Musica
La musica bisestile. Giorno 35. The Bear Quartet
Dal paesino in cui vivono loro non è mai venuto nulla. Nulla di cui il mondo si sia mai accorto. Ma loro proseguono, con ostinazione, e suonano un folkrock artico che non ha uguali al mondo
PERSONALITY CRISIS
Ho conosciuto Mattias Alkberg per caso.

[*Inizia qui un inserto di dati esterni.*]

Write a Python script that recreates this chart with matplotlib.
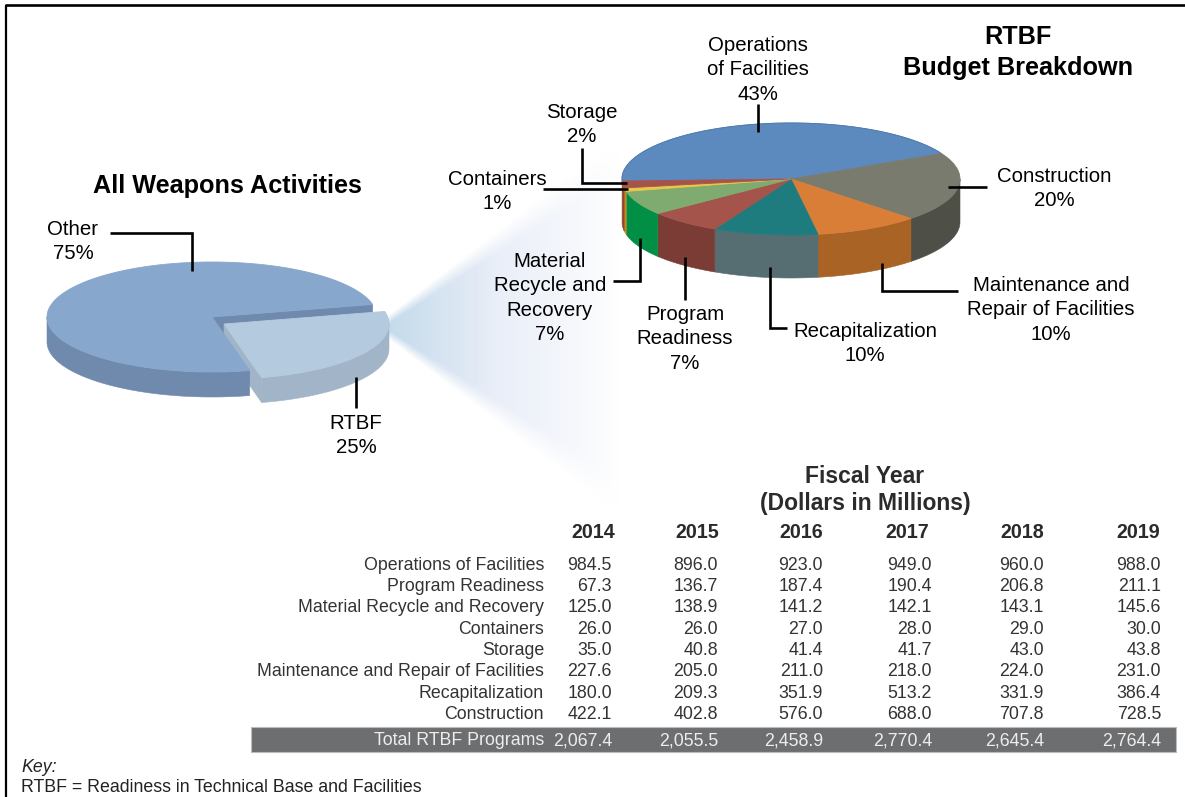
import numpy as np
import matplotlib
matplotlib.use("Agg")
import matplotlib.pyplot as plt
from matplotlib.patches import Polygon, Rectangle

plt.rcParams['font.family'] = ['Liberation Sans', 'DejaVu Sans']

# ---- data ----
rtbf_slices = ["Operations of Facilities", "Construction", "Maintenance and Repair of Facilities",
               "Recapitalization", "Program Readiness", "Material Recycle and Recovery",
               "Containers", "Storage"]
rtbf_percent = [43, 20, 10, 10, 7, 7, 1, 2]
rtbf_top = ["#5C8ABE", "#7A7B6F", "#D97E37", "#1E7B7E", "#A5544C", "#7FAB70", "#E8C84A", "#A5544C"]
rtbf_side = ["#4A70A0", "#4E4F47", "#A86325", "#566E72", "#7A3C35", "#008F45", "#C58A1A", "#8B4A30"]

weapons_slices = ["Other", "RTBF"]
weapons_percent = [75, 25]

years = ["2014", "2015", "2016", "2017", "2018", "2019"]
programs = ["Operations of Facilities", "Program Readiness", "Material Recycle and Recovery",
            "Containers", "Storage", "Maintenance and Repair of Facilities",
            "Recapitalization", "Construction"]
ops = ["984.5", "896.0", "923.0", "949.0", "960.0", "988.0"]
readiness = ["67.3", "136.7", "187.4", "190.4", "206.8", "211.1"]
recycle = ["125.0", "138.9", "141.2", "142.1", "143.1", "145.6"]
containers = ["26.0", "26.0", "27.0", "28.0", "29.0", "30.0"]
storage = ["35.0", "40.8", "41.4", "41.7", "43.0", "43.8"]
maintenance = ["227.6", "205.0", "211.0", "218.0", "224.0", "231.0"]
recap = ["180.0", "209.3", "351.9", "513.2", "331.9", "386.4"]
construction = ["422.1", "402.8", "576.0", "688.0", "707.8", "728.5"]
totals = ["2,067.4", "2,055.5", "2,458.9", "2,770.4", "2,645.4", "2,764.4"]
rows = [ops, readiness, recycle, containers, storage, maintenance, recap, construction]

# ---- canvas in pixel coordinates ----
W, H = 1185, 797
fig = plt.figure(figsize=(W / 100, H / 100), dpi=100, facecolor="white")
ax = fig.add_axes([0, 0, 1, 1])
ax.axis("off")


def ell(cx, cy, rx, ry, a, dy=0):
    t = np.radians(a)
    return np.column_stack([cx + rx * np.cos(t), cy - ry * np.sin(t) + dy])


def arc(a0, a1, n=None):
    n = n or max(2, int(abs(a1 - a0)) + 2)
    return np.linspace(a0, a1, n)


def top(cx, cy, rx, ry, a0, a1, color, z, ec=None):
    pts = np.vstack([[cx, cy], ell(cx, cy, rx, ry, arc(a0, a1))])
    ax.add_patch(Polygon(pts, closed=True, fc=color, ec=ec or color, lw=0.6, zorder=z))


def side(cx, cy, rx, ry, d, a0, a1, color, z):
    # a0 > a1, clockwise. Only the front half of the rim is seen.
    s = max(a1, -180)
    e = min(a0, 0)
    if e <= s:
        return
    a = arc(e, s)
    pts = np.vstack([ell(cx, cy, rx, ry, a), ell(cx, cy, rx, ry, a[::-1], d)])
    ax.add_patch(Polygon(pts, closed=True, fc=color, ec=color, lw=0.4, zorder=z))


# ---- fan behind the two pies ----
yy, xx = np.mgrid[150:520, 380:640]
yt = 313 - 0.77 * (xx - 390)
yb = 340 + 0.76 * (xx - 390)
soft = 8 + 0.12 * (xx - 380)
a = np.clip((yy - yt) / soft, 0, 1) * np.clip((yb - yy) / soft, 0, 1)
f = np.clip((xx - 385) / 235.0, 0, 1)
a = a * (1 - f ** 1.6)
rgba = np.zeros(xx.shape + (4,))
c0, c1 = np.array([196, 219, 236]) / 255, np.array([224, 231, 245]) / 255
mix = np.clip((xx - 385) / 110.0, 0, 1)
for i in range(3):
    rgba[..., i] = c0[i] * (1 - mix) + c1[i] * mix
rgba[..., 3] = a
ax.imshow(rgba, extent=(380, 640, 520, 150), aspect="auto", zorder=0, interpolation="bilinear")

# ---- RTBF pie ----
RC = (791, 179, 169, 56)
RD = 43
angle = 182.0
for p, t, s in zip(rtbf_percent, rtbf_top, rtbf_side):
    a1 = angle - p * 3.6
    side(*RC, RD, angle - 360 if angle > 180 else angle, a1, s, 2)
    top(*RC, angle, a1, t, 3)
    angle = a1
ax.add_patch(Polygon(ell(*RC, arc(182, 28)), closed=False, fill=False, ec="#4F7DB0", lw=0.7, zorder=4))

# ---- Weapons pie ----
LC = (212, 317, 165, 55)
LD = 25
LX = (224, 324, 165, 55)
other_a0 = -76.8
other_a1 = other_a0 - weapons_percent[0] * 3.6
slice_a1 = other_a0
slice_a0 = other_a0 + weapons_percent[1] * 3.6
OTHER_TOP, OTHER_SIDE = "#87A7CD", "#6F8AAD"
RT_TOP, RT_SIDE = "#B4CADF", "#A2B5C8"
# inner wall of the large slice
e = ell(*LC, np.array([slice_a0]))[0]
ax.add_patch(Polygon([[LC[0], LC[1]], e, e + [0, LD], [LC[0], LC[1] + LD]], closed=True,
                     fc=OTHER_SIDE, ec=OTHER_SIDE, lw=0.4, zorder=1))
# cut face and rim of the pulled-out slice
e2 = ell(*LX, np.array([slice_a1]))[0]
ax.add_patch(Polygon([[LX[0], LX[1]], e2, e2 + [0, LD], [LX[0], LX[1] + LD]], closed=True,
                     fc=RT_SIDE, ec=RT_SIDE, lw=0.4, zorder=2))
side(*LX, LD, slice_a0, slice_a1, RT_SIDE, 2)
# the large slice
side(*LC, LD, other_a0, other_a1, OTHER_SIDE, 3)
top(*LC, other_a0, other_a1, OTHER_TOP, 4)
top(*LX, slice_a0, slice_a1, RT_TOP, 5)


def label(x, y, lines, size=14.65, color="black", weight="normal", step=24.3):
    # y is the baseline of the first line
    for i, s in enumerate(lines):
        ax.text(x, y + i * step, s, ha="center", va="baseline", fontsize=size, color=color,
                fontweight=weight, zorder=8)


def leader(xs, ys, lw=1.9):
    ax.plot(xs, ys, color="black", lw=lw, solid_joinstyle="miter", solid_capstyle="butt", zorder=7)


# ---- titles and slice labels ----
label(227, 193, ["All Weapons Activities"], size=18.2, weight="bold")
label(1018, 44, ["RTBF", "Budget Breakdown"], size=18.2, weight="bold", step=31)

label(73, 235, [weapons_slices[0], f"{weapons_percent[0]}%"])
label(356, 429, [weapons_slices[1], f"{weapons_percent[1]}%"])
label(758, 51, ["Operations", "of Facilities", f"{rtbf_percent[0]}%"])
label(1054, 182, [rtbf_slices[1], f"{rtbf_percent[1]}%"])
label(1051, 291, ["Maintenance and", "Repair of Facilities", f"{rtbf_percent[2]}%"])
label(865, 337, [rtbf_slices[3], f"{rtbf_percent[3]}%"])
label(685, 320, ["Program", "Readiness", f"{rtbf_percent[4]}%"])
label(550, 267, ["Material", "Recycle and", "Recovery", f"{rtbf_percent[5]}%"])
label(497, 185, [rtbf_slices[6], f"{rtbf_percent[6]}%"])
label(582, 118, [rtbf_slices[7], f"{rtbf_percent[7]}%"])

leader([110, 192, 192], [233, 233, 271])
leader([356, 356], [377, 408])
leader([758, 758], [104, 132])
leader([948, 987], [187, 187])
leader([882, 882, 958], [263, 291, 291])
leader([770, 770, 787], [267, 328, 328])
leader([685, 685], [257, 300])
leader([640, 640, 613], [238, 281, 281])
leader([582, 582, 627], [148, 183, 183])
leader([543, 628], [189, 189])

# ---- table ----
label(865, 483, ["Fiscal Year", "(Dollars in Millions)"], size=16.5, color="#2b2b2b", weight="bold", step=27)
TXT = "#333333"
TS = 12.75
cols = [612, 718, 823, 932, 1044, 1161]
hdr = [615, 719, 823, 929, 1044, 1160]
row_y = [570, 591, 612.5, 634, 655, 676, 698, 719]
for x, yr in zip(hdr, years):
    ax.text(x, 538, yr, ha="right", va="baseline", fontsize=14.2, fontweight="bold", color="#2b2b2b")
for y, name, vals in zip(row_y, programs, rows):
    ax.text(544, y, name, ha="right", va="baseline", fontsize=TS, color=TXT)
    for x, v in zip(cols, vals):
        ax.text(x, y, v, ha="right", va="baseline", fontsize=TS, color=TXT)
ax.add_patch(Rectangle((251, 727), 925, 25, fc="#6D6E70", ec="#BDBEC0", lw=0.8, zorder=1))
ax.text(544, 745, "Total RTBF Programs", ha="right", va="baseline", fontsize=TS, color="#EDEDED", zorder=3)
for x, v in zip(cols, totals):
    ax.text(x, 745, v, ha="right", va="baseline", fontsize=TS, color="#EDEDED", zorder=3)

# ---- key ----
ax.text(21, 771.5, "Key:", ha="left", va="baseline", fontsize=12.8, style="italic", color="#222222")
ax.text(21, 792, "RTBF = Readiness in Technical Base and Facilities", ha="left", va="baseline", fontsize=12.8, color="#222222")

# ---- frame ----
leader([6, 6], [797, 5], lw=1.6)
leader([5, 1185], [5, 5])

ax.set_xlim(0, W)
ax.set_ylim(H, 0)
fig.savefig("out.png", dpi=100, facecolor="white")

Faceva l’autostop attraverso l’Europa e si era fermato, come me, a vedere l’immenso e stupendo dipinto di Werner Tübke al Museo Panorama di Bad Frankenhausen (un dipinto circolare di più di 120 metri per 14, immenso e meraviglioso, che riproduce lo scontro finale della Guerra dei Contadini, che ha avuto luogo nel 1525, sulla collina antistante il museo attuale, e che credo che sia una delle 12 meraviglie del mondo moderno), e dopo esser stato travolto da quelle immagini, come tutti, era nel prato e suonava melancoliche ballate in lappone.

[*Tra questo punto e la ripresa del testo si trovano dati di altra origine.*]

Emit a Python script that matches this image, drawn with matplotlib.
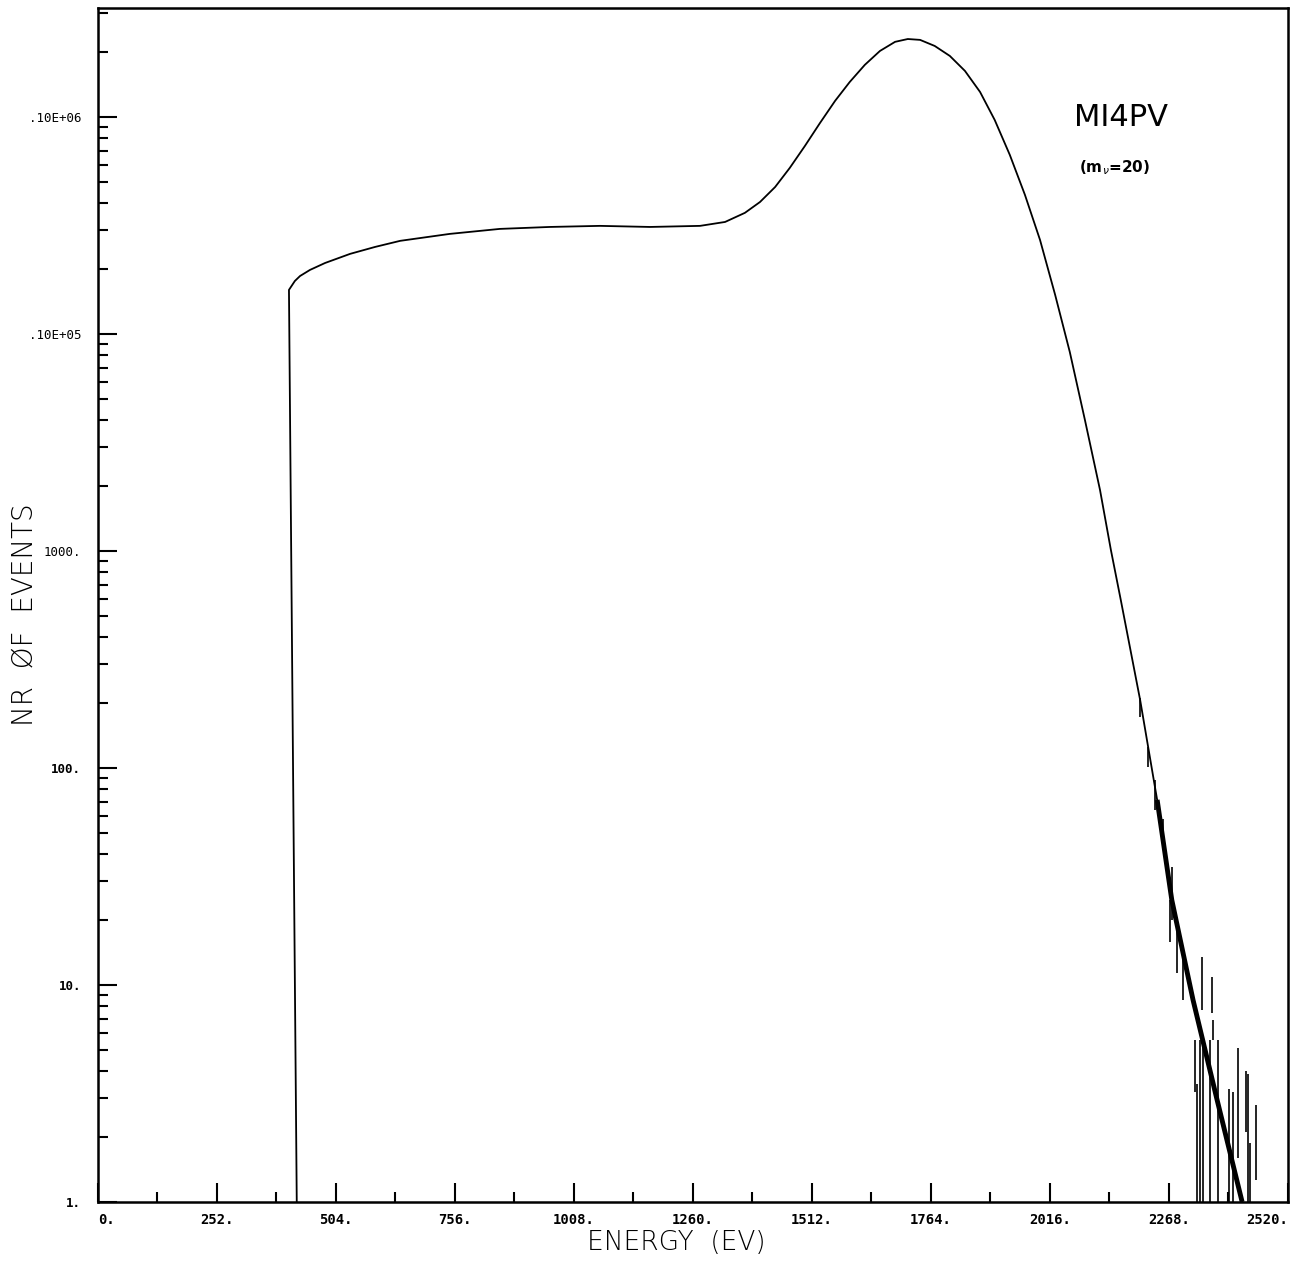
import matplotlib.pyplot as plt
from matplotlib.ticker import FixedLocator, LogLocator, NullFormatter
import numpy as np

# smooth spectrum (energy in eV, log10 of number of events)
energy = [421, 404.5, 417, 428, 449, 481, 534, 587, 640, 745, 851, 957, 1063,
          1169, 1275, 1328, 1370, 1402, 1434, 1465, 1497, 1529, 1561, 1592,
          1624, 1656, 1688, 1715, 1741, 1772, 1804, 1836, 1868, 1899, 1931,
          1963, 1995, 2027, 2058, 2090, 2122, 2145, 2166, 2207, 2243, 2274,
          2319, 2370, 2423]
log_events = [0.0, 4.203, 4.244, 4.267, 4.295, 4.327, 4.369, 4.401, 4.429, 4.461,
              4.484, 4.493, 4.498, 4.493, 4.498, 4.516, 4.558, 4.608, 4.677,
              4.765, 4.866, 4.972, 5.074, 5.161, 5.240, 5.304, 5.346, 5.359,
              5.355, 5.327, 5.281, 5.212, 5.115, 4.986, 4.825, 4.641, 4.433,
              4.180, 3.917, 3.604, 3.281, 3.005, 2.774, 2.313, 1.853, 1.392,
              0.931, 0.470, 0.0]

# fluctuating Monte Carlo bins in the tail (energy, low, high)
bin_e = [2207, 2224, 2238, 2255, 2274, 2270, 2285, 2298, 2323, 2327, 2334, 2338,
         2340, 2355, 2359, 2361, 2372, 2395, 2403, 2414, 2431, 2435, 2440, 2452]
bin_lo = [172, 101, 64, 42, 20, 15.8, 11.4, 8.5, 3.2, 1.0, 1.0, 7.7,
          1.0, 1.0, 7.4, 5.6, 1.0, 1.0, 1.0, 1.6, 2.1, 1.0, 1.0, 1.26]
bin_hi = [210, 125, 88, 58, 35, 24.6, 20.6, 14.0, 5.6, 3.5, 5.6, 13.5,
          5.6, 5.6, 10.9, 6.9, 5.6, 3.3, 3.2, 5.1, 4.0, 3.9, 1.87, 2.8]

x_ticks = [0, 252, 504, 756, 1008, 1260, 1512, 1764, 2016, 2268, 2520]
x_labels = ['0.', '252.', '504.', '756.', '1008.', '1260.', '1512.', '1764.',
            '2016.', '2268.', '2520.']
y_ticks = [1, 10, 100, 1000, 1e4, 1e5]
y_labels = ['1.', '10.', '100.', '1000.', '.10E+05', '.10E+06']

events = 10 ** np.array(log_events)
energy = np.array(energy)

fig = plt.figure(figsize=(12.99, 12.67), dpi=100)
ax = fig.add_axes([0.0754, 0.0513, 0.9161, 0.9424])

ax.plot(energy, events, color='black', lw=1.3)
tail = energy >= 2230
ax.plot(energy[tail], events[tail], color='black', lw=3.5, solid_capstyle='butt')
ax.vlines(bin_e, bin_lo, bin_hi, color='black', lw=1.2)

ax.set_yscale('log')
ax.set_xlim(0, 2520)
ax.set_ylim(1, 10 ** 5.502)

ax.xaxis.set_major_locator(FixedLocator(x_ticks))
ax.xaxis.set_minor_locator(FixedLocator(np.arange(126, 2520, 252)))
ax.set_xticklabels(x_labels, family='DejaVu Sans Mono', fontweight='bold', fontsize=10)
xl = ax.get_xticklabels()
xl[0].set_ha('left')
xl[-1].set_ha('right')
ax.yaxis.set_major_locator(FixedLocator(y_ticks))
ax.yaxis.set_minor_locator(LogLocator(base=10, subs=np.arange(2, 10)))
ax.yaxis.set_minor_formatter(NullFormatter())
ax.set_yticklabels(y_labels, family='DejaVu Sans Mono', fontsize=9)
for lab in ax.get_yticklabels()[:3]:
    lab.set_fontweight('bold')

ax.tick_params(which='major', direction='in', length=14, width=1.5, pad=8)
ax.tick_params(which='minor', direction='in', length=7, width=1.5)
ax.tick_params(axis='y', which='major', pad=12)
for s in ax.spines.values():
    s.set_linewidth(1.8)

fig.text(676 / 1299, 1 - 1242 / 1267, 'ENERGY  (EV)', ha='center', va='center',
         fontsize=19, fontweight='light', family='DejaVu Sans')
fig.text(25 / 1299, 1 - 615 / 1267, 'NR  ØF  EVENTS', ha='center', va='center',
         rotation=90, fontsize=20, fontweight='light', family='DejaVu Sans')
fig.text(1121 / 1299, 1 - 118 / 1267, 'MI4PV', ha='center', va='center',
         fontsize=22, family='DejaVu Sans')
fig.text(1115 / 1299, 1 - 168 / 1267, r'(m$_{\nu}$=20)', ha='center', va='center',
         fontsize=11, fontweight='bold', family='DejaVu Sans')

fig.savefig('out.png', dpi=100)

Una parola qua, una là, tutto in un inglese rudimentale, poi finalmente qualche cosa di comprensibile, ed alla fine mi regalò un CD della sua band, The Bear Quartet, che io ho insistito a pagare – ed ho fatto bene. Da allora (estate 1998) questo è il disco che ho ascoltato più spesso, che ascolto ancora, che mi commuove, mi rallegra, che rappresenta la primavera, l’adolescenza, che mi racconta di vite lontanissime, come fossi su Marte. Si tratta di un album di una musica definibile come folk svedese, ma che non assomiglia a null’altro che conosciamo, eppure ci sembra familiare, e fa pensare ad un fuoco acceso in un inverno interminabile.

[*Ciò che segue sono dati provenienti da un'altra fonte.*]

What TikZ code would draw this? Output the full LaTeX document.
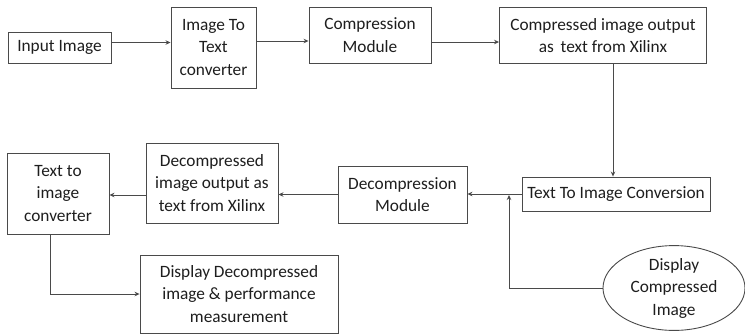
\documentclass[tikz,border=0pt]{standalone}
\usepackage{fontspec}
\setmainfont{Carlito}
\usetikzlibrary{arrows.meta,shapes.geometric}
\definecolor{edge}{HTML}{4A4A4A}
\definecolor{ink}{HTML}{1E1E1E}
\tikzset{
  block/.style={draw=edge, line width=0.9pt, fill=white, text=ink, align=center,
    inner sep=1pt, font=\fontsize{17.3}{22.5}\selectfont},
  oval/.style={block, ellipse},
  arr/.style={draw=edge, line width=0.9pt, -{Stealth[length=5pt,width=4.5pt]}}
}
\begin{document}
\begin{tikzpicture}[x=1pt,y=-1pt]
  \useasboundingbox[fill=white] (0,0) rectangle (745,335);

  % top row
  \node[block, minimum width=103pt, minimum height=31pt] (in)  at (59.5,47.5) {Input Image};
  \node[block, minimum width=85pt,  minimum height=81pt] (itt) at (213.5,47.5) {Image To\\Text\\converter};
  \node[block, minimum width=122pt, minimum height=56pt] (cm)  at (370,35) {Compression\\Module};
  \node[block, minimum width=207pt, minimum height=56pt] (cio) at (603,35.5) {Compressed image output\\as\, text from Xilinx};

  % middle row
  \node[block, minimum width=188pt, minimum height=34pt] (tti) at (616,194) {Text To Image Conversion};
  \node[block, minimum width=129pt, minimum height=57pt] (dm)  at (402.5,194.5) {Decompression\\Module};
  \node[block, minimum width=132pt, minimum height=80pt] (dio) at (212,183) {Decompressed\\image output as\\text from Xilinx};
  \node[block, minimum width=102pt, minimum height=81pt] (tic) at (58,193.5) {Text to\\image\\converter};

  % bottom row
  \node[block, minimum width=198pt, minimum height=78pt] (ddp) at (239,294) {Display Decompressed\\image \& performance\\measurement};
  \node[oval, minimum width=142pt, minimum height=82pt, inner sep=0pt] (el) at (674,288) {Display\\Compressed\\Image};

  \coordinate (jt) at (509,195);

  % connectors
  \draw[arr] ([yshift=5pt]in.east) -- ([yshift=5pt]in.east -| itt.west);
  \draw[arr] ([yshift=6.5pt]itt.east) -- ([yshift=6.5pt]itt.east -| cm.west);
  \draw[arr] ([yshift=-7pt]cm.east) -- ([yshift=-7pt]cm.east -| cio.west);
  \draw[arr] ([xshift=10pt]cio.south) -- ([xshift=10pt]cio.south |- tti.north);
  \draw[arr] (tti.west) -- (tti.west -| dm.east);
  \draw[arr] (dm.west) -- (dm.west -| dio.east);
  \draw[arr] ([yshift=-12pt]dio.west) -- ([yshift=-12pt]dio.west -| tic.east);
  \draw[arr] ([xshift=-8pt]tic.south) |- (ddp.west);
  \draw[arr] (el.west) -| (jt);
\end{tikzpicture}
\end{document}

La musica di un gruppetto di ragazzi di un paesino al limite del circolo polare artico, Luleå, dove non arriva quasi nulla, e da cui non era mai venuto nessuno. Una cittadina di 76000 abitanti che vive in sé stessa, nei propri laghi, le pianure coperte di neve quasi eterna, degli alci, di un silenzio primordiale. Una cittadina in cui un gruppetto di ragazzi, che stanno insieme fin dalla prima elementare, ha negli anni scritto quasi mille canzoni, cambiando mille volte genere, ma raccontando sempre la stessa cosa: la vita nella morsa del gelo, la vita al di là della nostra società, la vita in una società di persone che vivono strette strette per non morire, perché ciò che li aspetta fuori della porta di casa è per sempre un nemico: l’inverno diuturno ed icastico della Lapponia.
Eppure questo disco è pieno di calore di caminetto: “Mom and Dad” e “Human Enough” sono due capolavori. Li sto ascoltando ed ho le lacrime agli occhi, per la bellezza e per i ricordi… Profumano d’autunno, erano la colonna sonora di uno dei periodi più belli della mia vita. Questa è la musica con cui sono diventato adulto, la musica dell’amore con Kerstin, la musica della grande speranza e della tremenda delusione, ma anche della rinascita, e della decisone, dopo un quarto di secolo, di tornare a Roma, che peste mi colga. La band non ha mai avuto successo, eppure suonano ancora insieme, vent’anni dopo. Perché “la vita è una sola, non ha senso spezzarla, è meglio fare insieme le cose che si sanno fare bene, e che ti fanno sempre sentire felice”. Parola di Mattias Alkberg. Anche lui, come me, ora è un nonno (la foto che ho trovato è di 15 anni fa). Un nonno lappone che va in tour di rado, ma 60 anni non glieli daresti mai e poi mai.